[Stored dataset items]
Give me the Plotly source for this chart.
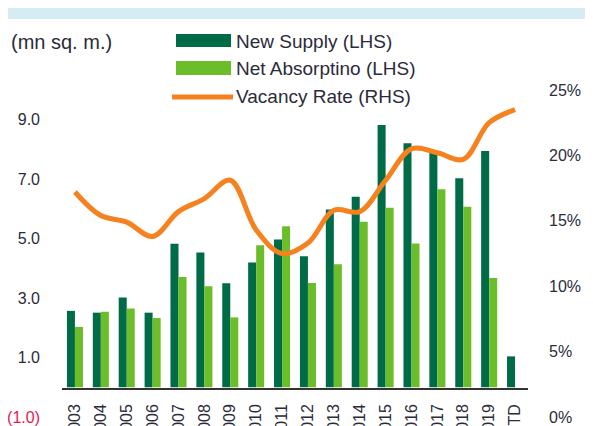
import plotly.graph_objects as go

categories = ["2003", "2004", "2005", "2006", "2007", "2008", "2009", "2010", "2011",
              "2012", "2013", "2014", "2015", "2016", "2017", "2018", "2019", "YTD"]
new_supply = [2.57, 2.51, 3.02, 2.51, 4.83, 4.53, 3.50, 4.20, 4.97,
              4.41, 5.98, 6.41, 8.82, 8.21, 7.95, 7.03, 7.95, 1.04]
net_absorption = [2.03, 2.54, 2.65, 2.33, 3.71, 3.40, 2.35, 4.78, 5.42,
                  3.51, 4.14, 5.57, 6.04, 4.84, 6.66, 6.07, 3.68, None]
vacancy_rate = [17.2, 15.4, 14.9, 13.8, 15.7, 16.7, 18.1, 14.3, 12.5,
                13.3, 15.8, 15.7, 18.1, 20.5, 20.2, 19.7, 22.5, 23.5]
left_ticks = [-1, 1, 3, 5, 7, 9]
left_ticktext = ["<span style='color:#E8174B'>(1.0)</span>", "1.0", "3.0", "5.0", "7.0", "9.0"]
right_ticks = [0, 5, 10, 15, 20, 25]
right_ticktext = ["0%", "5%", "10%", "15%", "20%", "25%"]

DARK = "#006B47"
LIGHT = "#6BBE2A"
ORANGE = "#F5821F"
TXT = "#2B2B3A"
FONT = "Liberation Sans, Arial, sans-serif"

W, H = 593, 426
OFF = 8  # page body margin offset
L, R, T, B = 62 - OFF, 528 - OFF, 90 - OFF, 417 - OFF
AXIS_Y = 389 - OFF


def px(x):
    return (x - OFF - L) / (R - L)


def py(y):
    return (B - (y - OFF)) / (B - T)


fig = go.Figure()
fig.add_trace(go.Bar(x=categories, y=new_supply, name="New Supply (LHS)",
                     marker=dict(color=DARK, line=dict(width=0))))
fig.add_trace(go.Bar(x=categories, y=net_absorption, name="Net Absorptino (LHS)",
                     marker=dict(color=LIGHT, line=dict(width=0))))
fig.add_trace(go.Scatter(x=categories, y=vacancy_rate, name="Vacancy Rate (RHS)",
                         yaxis="y2", mode="lines",
                         line=dict(color=ORANGE, width=5, shape="spline", smoothing=1.0)))

shapes = [
    dict(type="rect", xref="paper", yref="paper", x0=px(0), x1=px(W + 10), y0=py(19), y1=py(0),
         fillcolor="#D5EDF2", line=dict(width=0), layer="below"),
    dict(type="rect", xref="paper", yref="paper", x0=px(176), x1=px(231), y0=py(47), y1=py(34),
         fillcolor=DARK, line=dict(width=0)),
    dict(type="rect", xref="paper", yref="paper", x0=px(176), x1=px(231), y0=py(75), y1=py(61),
         fillcolor=LIGHT, line=dict(width=0)),
    dict(type="line", xref="paper", yref="paper", x0=px(172), x1=px(233), y0=py(97), y1=py(97),
         line=dict(color=ORANGE, width=5)),
]

annotations = [
    dict(text="(mn sq. m.)", x=px(9), y=py(42), size=20),
    dict(text="New Supply (LHS)", x=px(234), y=py(41), size=19),
    dict(text="Net Absorptino (LHS)", x=px(234), y=py(68), size=19),
    dict(text="Vacancy Rate (RHS)", x=px(234), y=py(96), size=19),
]
for a in annotations:
    s = a.pop("size")
    a.update(xref="paper", yref="paper", xanchor="left", yanchor="middle", showarrow=False,
             font=dict(family=FONT, size=s, color=TXT))

fig.update_layout(
    width=W, height=H,
    margin=dict(l=L, r=W - R, t=T, b=H - B, pad=0),
    paper_bgcolor="white", plot_bgcolor="white",
    showlegend=False,
    barmode="group", bargap=0.38, bargroupgap=0,
    shapes=shapes, annotations=annotations,
    xaxis=dict(type="category", anchor="free", position=(B - AXIS_Y) / (B - T),
               showline=True, linecolor="#333333", linewidth=1.5,
               showgrid=False, zeroline=False, ticks="", tickangle=-90,
               tickfont=dict(family=FONT, size=16, color=TXT),
               ticklabelstandoff=8, ticklabeloverflow="allow",
               automargin=False, range=[-0.5, 17.5]),
    yaxis=dict(range=[-1, 10], tickvals=left_ticks, ticktext=left_ticktext,
               showgrid=False, zeroline=False, showline=False, ticks="",
               tickfont=dict(family=FONT, size=16, color=TXT),
               ticklabelstandoff=21, ticklabeloverflow="allow", automargin=False),
    yaxis2=dict(range=[0, 25], overlaying="y", side="right", tickvals=right_ticks,
                ticktext=right_ticktext,
                showgrid=False, zeroline=False, showline=False, ticks="",
                tickfont=dict(family=FONT, size=16, color=TXT),
                ticklabelstandoff=20, ticklabeloverflow="allow", automargin=False),
)

fig.write_html("out.html")
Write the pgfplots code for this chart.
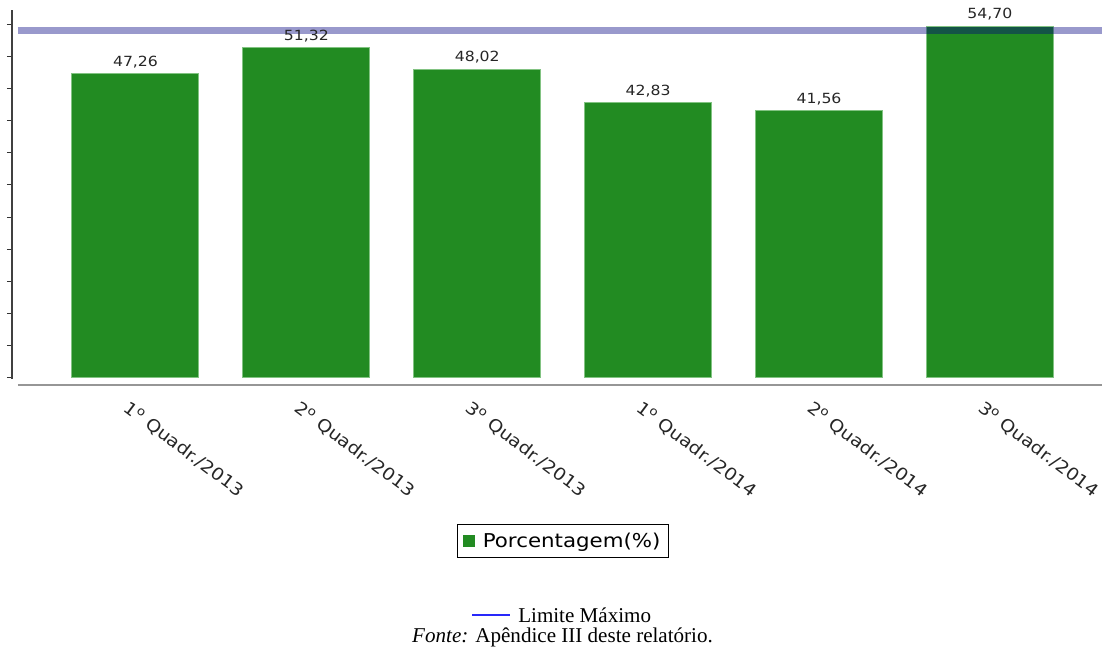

**TASK DIRECTIONS:** Each line above is to be copied verbatim. Drop any image from the copy.

**RESULT FOR THIS TASK:**
Give me the Plotly source for this chart.
import plotly.graph_objects as go

categories = ["2003", "2004", "2005", "2006", "2007", "2008", "2009", "2010", "2011",
              "2012", "2013", "2014", "2015", "2016", "2017", "2018", "2019", "YTD"]
new_supply = [2.57, 2.51, 3.02, 2.51, 4.83, 4.53, 3.50, 4.20, 4.97,
              4.41, 5.98, 6.41, 8.82, 8.21, 7.95, 7.03, 7.95, 1.04]
net_absorption = [2.03, 2.54, 2.65, 2.33, 3.71, 3.40, 2.35, 4.78, 5.42,
                  3.51, 4.14, 5.57, 6.04, 4.84, 6.66, 6.07, 3.68, None]
vacancy_rate = [17.2, 15.4, 14.9, 13.8, 15.7, 16.7, 18.1, 14.3, 12.5,
                13.3, 15.8, 15.7, 18.1, 20.5, 20.2, 19.7, 22.5, 23.5]
left_ticks = [-1, 1, 3, 5, 7, 9]
left_ticktext = ["<span style='color:#E8174B'>(1.0)</span>", "1.0", "3.0", "5.0", "7.0", "9.0"]
right_ticks = [0, 5, 10, 15, 20, 25]
right_ticktext = ["0%", "5%", "10%", "15%", "20%", "25%"]

DARK = "#006B47"
LIGHT = "#6BBE2A"
ORANGE = "#F5821F"
TXT = "#2B2B3A"
FONT = "Liberation Sans, Arial, sans-serif"

W, H = 593, 426
OFF = 8  # page body margin offset
L, R, T, B = 62 - OFF, 528 - OFF, 90 - OFF, 417 - OFF
AXIS_Y = 389 - OFF


def px(x):
    return (x - OFF - L) / (R - L)


def py(y):
    return (B - (y - OFF)) / (B - T)


fig = go.Figure()
fig.add_trace(go.Bar(x=categories, y=new_supply, name="New Supply (LHS)",
                     marker=dict(color=DARK, line=dict(width=0))))
fig.add_trace(go.Bar(x=categories, y=net_absorption, name="Net Absorptino (LHS)",
                     marker=dict(color=LIGHT, line=dict(width=0))))
fig.add_trace(go.Scatter(x=categories, y=vacancy_rate, name="Vacancy Rate (RHS)",
                         yaxis="y2", mode="lines",
                         line=dict(color=ORANGE, width=5, shape="spline", smoothing=1.0)))

shapes = [
    dict(type="rect", xref="paper", yref="paper", x0=px(0), x1=px(W + 10), y0=py(19), y1=py(0),
         fillcolor="#D5EDF2", line=dict(width=0), layer="below"),
    dict(type="rect", xref="paper", yref="paper", x0=px(176), x1=px(231), y0=py(47), y1=py(34),
         fillcolor=DARK, line=dict(width=0)),
    dict(type="rect", xref="paper", yref="paper", x0=px(176), x1=px(231), y0=py(75), y1=py(61),
         fillcolor=LIGHT, line=dict(width=0)),
    dict(type="line", xref="paper", yref="paper", x0=px(172), x1=px(233), y0=py(97), y1=py(97),
         line=dict(color=ORANGE, width=5)),
]

annotations = [
    dict(text="(mn sq. m.)", x=px(9), y=py(42), size=20),
    dict(text="New Supply (LHS)", x=px(234), y=py(41), size=19),
    dict(text="Net Absorptino (LHS)", x=px(234), y=py(68), size=19),
    dict(text="Vacancy Rate (RHS)", x=px(234), y=py(96), size=19),
]
for a in annotations:
    s = a.pop("size")
    a.update(xref="paper", yref="paper", xanchor="left", yanchor="middle", showarrow=False,
             font=dict(family=FONT, size=s, color=TXT))

fig.update_layout(
    width=W, height=H,
    margin=dict(l=L, r=W - R, t=T, b=H - B, pad=0),
    paper_bgcolor="white", plot_bgcolor="white",
    showlegend=False,
    barmode="group", bargap=0.38, bargroupgap=0,
    shapes=shapes, annotations=annotations,
    xaxis=dict(type="category", anchor="free", position=(B - AXIS_Y) / (B - T),
               showline=True, linecolor="#333333", linewidth=1.5,
               showgrid=False, zeroline=False, ticks="", tickangle=-90,
               tickfont=dict(family=FONT, size=16, color=TXT),
               ticklabelstandoff=8, ticklabeloverflow="allow",
               automargin=False, range=[-0.5, 17.5]),
    yaxis=dict(range=[-1, 10], tickvals=left_ticks, ticktext=left_ticktext,
               showgrid=False, zeroline=False, showline=False, ticks="",
               tickfont=dict(family=FONT, size=16, color=TXT),
               ticklabelstandoff=21, ticklabeloverflow="allow", automargin=False),
    yaxis2=dict(range=[0, 25], overlaying="y", side="right", tickvals=right_ticks,
                ticktext=right_ticktext,
                showgrid=False, zeroline=False, showline=False, ticks="",
                tickfont=dict(family=FONT, size=16, color=TXT),
                ticklabelstandoff=20, ticklabeloverflow="allow", automargin=False),
)

fig.write_html("out.html")
Write the pgfplots code for this chart.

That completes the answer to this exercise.